Boyd was originally chosen to play Mark Antony opposite Elizabeth Taylor in 20th Century-Fox's epic production of Cleopatra (1963) but eventually withdrew from the problem-plagued production when he committed to star in The Fall of the Roman Empire and the role of Mark Antony went to Richard Burton. Boyd also appeared in John Huston's Biblical epic The Bible...in the Beginning (1966) and was top-billed in another epic, Genghis Khan (1965). He also appeared in the French-produced Napoleonic epic Imperial Venus (1962). His non-epic roles included the musical Billy Rose's Jumbo (1962) the melodrama The Oscar (1966), the sci-fi film Fantastic Voyage (1966), the spy thriller Assignment K (1969) and the international Western Shalako (1969), shot in Spain. His career declined in the 1970s and he appeared in several European films that included The Squeeze (1977).

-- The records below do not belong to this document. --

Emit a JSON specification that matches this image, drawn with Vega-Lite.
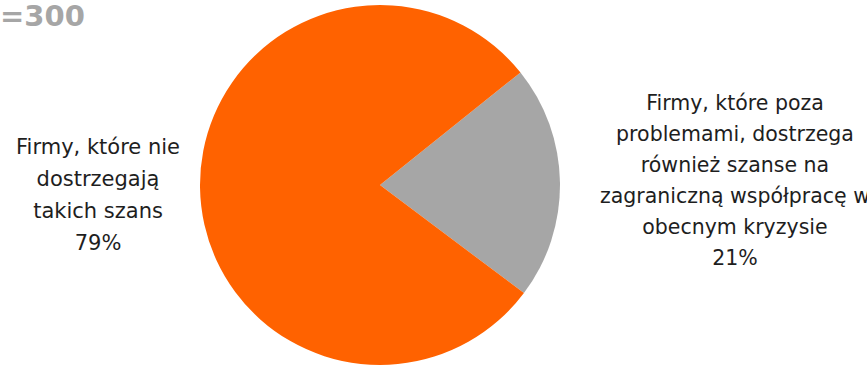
{
  "$schema": "https://vega.github.io/schema/vega-lite/v6.json",
  "width": 760,
  "height": 366,
  "autosize": {"type": "none"},
  "padding": {"left": 0, "top": 2, "right": 107, "bottom": 0},
  "title": {
    "text": "=300",
    "anchor": "start",
    "frame": "group",
    "offset": -30,
    "fontSize": 29,
    "fontWeight": "bold",
    "font": "DejaVu Sans",
    "color": "#A6A6A6"
  },
  "data": {
    "values": [
      {"kategoria": "Dostrzegają szanse", "label": "Firmy, które poza\nproblemami, dostrzega\nrównież szanse na\nzagraniczną współpracę w\nobecnym kryzysie\n21%", "value": 21},
      {"kategoria": "Nie dostrzegają", "label": "Firmy, które nie\ndostrzegają\ntakich szans\n79%", "value": 79}
    ]
  },
  "encoding": {
    "theta": {"field": "value", "type": "quantitative", "stack": true, "scale": {"range": [0.8954, 7.1786]}},
    "order": {"field": "kategoria", "sort": "ascending"}
  },
  "layer": [
    {
      "mark": {"type": "arc", "outerRadius": 180},
      "encoding": {
        "color": {"field": "kategoria", "type": "nominal", "scale": {"domain": ["Dostrzegają szanse", "Nie dostrzegają"], "range": ["#A6A6A6", "#FF6200"]}, "legend": null}
      }
    },
    {
      "mark": {"type": "text", "radius": 282, "dy": -41, "align": "center", "baseline": "middle", "lineBreak": "\n", "lineHeight": 31.7, "font": "DejaVu Sans", "fontSize": 21, "color": "#1e1e1e"},
      "encoding": {
        "detail": {"field": "kategoria"},
        "text": {"condition": {"test": "datum.kategoria === 'Dostrzegają szanse'", "value": ""}, "field": "label"}
      }
    },
    {
      "mark": {"type": "text", "radius": 355, "dy": -75, "align": "center", "baseline": "middle", "lineBreak": "\n", "lineHeight": 31, "font": "DejaVu Sans", "fontSize": 20.5, "color": "#1e1e1e"},
      "encoding": {
        "detail": {"field": "kategoria"},
        "text": {"condition": {"test": "datum.kategoria === 'Nie dostrzegają'", "value": ""}, "field": "label"}
      }
    }
  ],
  "config": {"view": {"stroke": null}}
}
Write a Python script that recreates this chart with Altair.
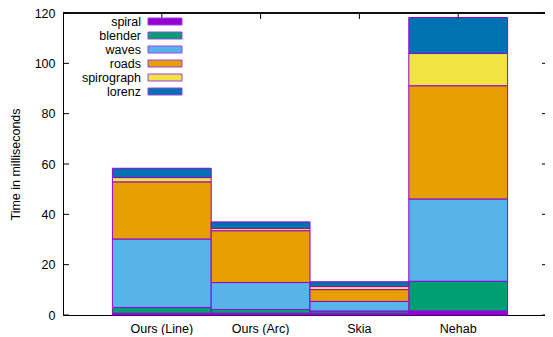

In his personal life Boyd was married twice: briefly in 1958 to Italian-born MCA executive Mariella di Sarzana, and subsequently to Elizabeth Mills, a secretary at the British Arts Council, whom he had known since 1955. Mills followed Boyd to the USA in the late fifties and was his personal assistant and secretary for many years before marrying him about 10 months before his death. Boyd was allegedly a member of the Church of Scientology and rose to Grade IV within the organization. On June 2, 1977, Boyd died of a heart attack while playing golf at the Porter Valley Country Club in Northridge, California. Boyd is buried at Oakwood Memorial Park Cemetery in Chatsworth, California.



On June 2, 2008, actor Mel Ferrer died. He was born on August 25, 1917 in Elberon, New Jersey. He began acting in summer stock as a teenager and in 1937 won the Theatre Intime award for best new play by a Princeton undergraduate; the play was called Awhile to Work and co-starred another college student, Frances Pilchard, who would become Ferrer's first wife that same year. At age twenty-one, he was appearing on the Broadway stage as a chorus dancer, making his debut there as an actor two years later. After a bout with polio, Ferrer worked as a disc jockey in Texas and Arkansas and moved to Mexico to work on a novel.

Eventually, he returned to Broadway, where he directed the 1946 stage production of Cyrano de Bergerac, in which Jose Ferrer (no relation) first appeared in the role, then became involved in motion pictures, directing more than ten feature films and acting in more than eighty. As a producer, he had notable success with the well-regarded film Wait Until Dark (1967), starring Audrey Hepburn. In 1945, Ferrer made a modest directing debut with The Girl of the Limberlost, a low-budget black-and-white film for Columbia. He returned to Broadway to star in Strange Fruit, based on the novel by Lillian Smith. He made his screen acting debut in Lost Boundaries (1949), and as a film actor is best remembered for his roles as the injured puppeteer in the musical Lili (1953, starring Leslie Caron), as the villainous Marquis de Maynes in Scaramouche (1952) and as Prince Andrei in War and Peace (1956, co-starring with his then-wife, Audrey Hepburn). Ferrer never achieved major stardom and later turned towards television, doing some directing for the series The Farmer's Daughter (1963–1966) starring Inger Stevens, but is best remembered in television work for his role opposite Jane Wyman as Angela Channing's attorney and briefly, her husband, Phillip Erikson, in Falcon Crest, as well as directing a few of the series episodes. He also played Dr. Brogli in a 1979 episode of Return of the Saint.



Ferrer was married five times. His fourth wife was Audrey Hepburn, to whom he was married from 1954 until 1968. Ferrer died at age 90 from heart failure at a convalescent home in Santa Barbara on June 2, 2008 and his ashes were scattered at his ranch in Carpentaria, California.